L'ingénieur qui a fait les derniers travaux à l'écluse de Slyckens est vivement désiré par la chambre de commerce, pour mettre à exécution toutes vos intentions sur ce port qu'il connaît particulièrement.
Les ventes de terre que vous avez ordonnées ne se font pas ; elles produiront peu de choses, tant que le barrage ne sera pas entrepris.
Le quai de Nieuport, suivant le rapport de l'ingénieur, sera achevé le 25 vendéliaire, ainsi que les portes d'ebbe qui manquent à l'écluse du canal d'Ypres qui débouche dans ce port.
Les deux divisions de corvettes de pêche à Ostende ne sont pas encore prêtes : les états de situation ci-joints des bâtiments armés et à armer vous donneront connaissance de ce qui existe à Ostende, Nieuport, Bruges et Gand.

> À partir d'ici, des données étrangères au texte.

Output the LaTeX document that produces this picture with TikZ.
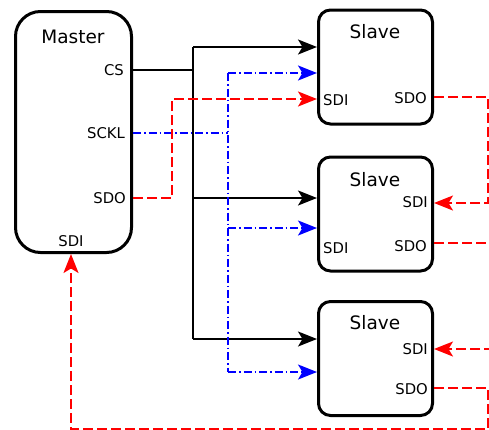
\documentclass[tikz,border=0pt]{standalone}
\usepackage{fontspec}
\setmainfont{DejaVu Sans}
\usetikzlibrary{arrows.meta}
\begin{document}
\begin{tikzpicture}[x=1pt,y=-1pt,
  box/.style={draw,line width=3pt,rounded corners=12pt,inner sep=0pt},
  slavebox/.style={box,minimum width=114pt,minimum height=114pt},
  title/.style={font=\fontsize{18.5}{20}\selectfont,inner sep=0pt},
  lbl/.style={font=\fontsize{14.8}{16}\selectfont,inner sep=0pt},
  wire/.style={line width=1.6pt},
  cs/.style={wire,black},
  clk/.style={wire,blue,dash pattern=on 8pt off 3pt on 1.5pt off 3pt},
  dat/.style={wire,red,dash pattern=on 10pt off 4pt},
  arr/.style={-{Stealth[length=19pt,width=15pt,inset=4.5pt]}}
]
\useasboundingbox (0,0) rectangle (489,429);
% boxes
\node[box,rounded corners=25pt,minimum width=116pt,minimum height=241pt] (M) at (73.5,132) {};
\node[slavebox] (S1) at (375.5,67) {};
\node[slavebox] (S2) at (375.5,214) {};
\node[slavebox] (S3) at (375.5,358.5) {};
% labels
\node[title] (mt) at (73,37) {Master};
\node[lbl,anchor=east] (mcs) at (124,70) {CS};
\node[lbl,anchor=east] (msck) at (125,133) {SCKL};
\node[lbl,anchor=east] (msdo) at (126,198) {SDO};
\node[lbl] (msdi) at (71,241) {SDI};
\node[title] (s1t) at (375,32) {Slave};
\node[lbl,anchor=west] (s1i) at (323,100) {SDI};
\node[lbl,anchor=east] (s1o) at (427,98) {SDO};
\node[title] (s2t) at (375,180) {Slave};
\node[lbl,anchor=east] (s2i) at (428,202) {SDI};
\node[lbl,anchor=west] (s2il) at (323,248) {SDI};
\node[lbl,anchor=east] (s2o) at (427,246) {SDO};
\node[title] (s3t) at (375,323) {Slave};
\node[lbl,anchor=east] (s3i) at (428,349) {SDI};
\node[lbl,anchor=east] (s3o) at (428,389) {SDO};
% CS wires
\coordinate (b0) at (193,47);
\coordinate (b1) at (193,70);
\coordinate (b2) at (193,198);
\coordinate (b3) at (193,339);
\draw[cs] (M.east |- b1) -- (b1);
\draw[cs] (b3) -- (b0);
\draw[cs,arr] (b0) -- (S1.west |- b0);
\draw[cs,arr] (b2) -- (S2.west |- b2);
\draw[cs,arr] (b3) -- (S3.west |- b3);
% clock wires
\coordinate (c0) at (228,73);
\coordinate (c1) at (228,133);
\coordinate (c2) at (228,228);
\coordinate (c3) at (228,372);
\draw[clk] (M.east |- c1) -- (c1);
\draw[clk] (c0) -- (c3);
\draw[clk,arr] (c0) -- (S1.west |- c0);
\draw[clk,arr] (c2) -- (S2.west |- c2);
\draw[clk,arr] (c3) -- (S3.west |- c3);
% data wires
\coordinate (r1) at (172,198);
\coordinate (r2) at (172,99);
\draw[dat,arr] (M.east |- r1) -- (r1) -- (r2) -- (S1.west |- r2);
\coordinate (e1) at (488,97);
\coordinate (e2) at (488,203);
\draw[dat,arr] (S1.east |- e1) -- (e1) -- (e2) -- (S2.east |- e2);
\coordinate (e3) at (494,243);
\draw[dat] (S2.east |- e3) -- (e3);
\coordinate (e4) at (494,349);
\draw[dat,arr] (e4) -- (S3.east |- e4);
\coordinate (e5) at (488,388);
\coordinate (e6) at (488,428.8);
\coordinate (e7) at (71,428.8);
\draw[dat,arr] (S3.east |- e5) -- (e5) -- (e6) -- (e7) -- (M.south -| e7);
\end{tikzpicture}
\end{document}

Quelque longue que soit cette lettre, mon Général, je ne peux la finir sans vous faire connaître que nous aons trouvé tout le zèle et la bonne volonté possibles dans les préfets de la Lys et de l'Escaut.
J'enverrai ces jours-ci ans l'île de Cadzadt Touzard pour examiner la situation de la batterie de Breskens, et projeter un ouvrage fermé qui la mette à l'abri d'un coup de main.
12 ou 15 voiles de guerre ont paru ces jours derniers devant Flessingue.
Le général Monnet a reconnu qu'on lui avait fait de faux rapports au sujet de la sortie de l'expédition préparée à Margatte ; et en effet tous les vaisseaux neutres qui sont arrivés à Ostende n'ont point fait mention qu'ils l'eussent rencontrée en mer.
Un bâtiment sous pavillon neutre est entré il y a deux jours à Flessingue ; les papiers ayant été reconnus faux, le général Monnet l'a fait saisir, le capitaine était Anglais.
Dans une tournée dans l'île de Cadzandt, on m'a rendu compte qu'on avait remarqué des bateaux avec des flambeaux sur la côte de Walcheren, et qu'on présumait que c'était pour relever des sondes.
L'officier que j'ai envoyé à Breskens nétant pas arrivé, je prends le parti d'expédier votre courrier. Demain, j'aurai l'honneur de vous faire passer la situation de la flottille de l'île de Walcheren.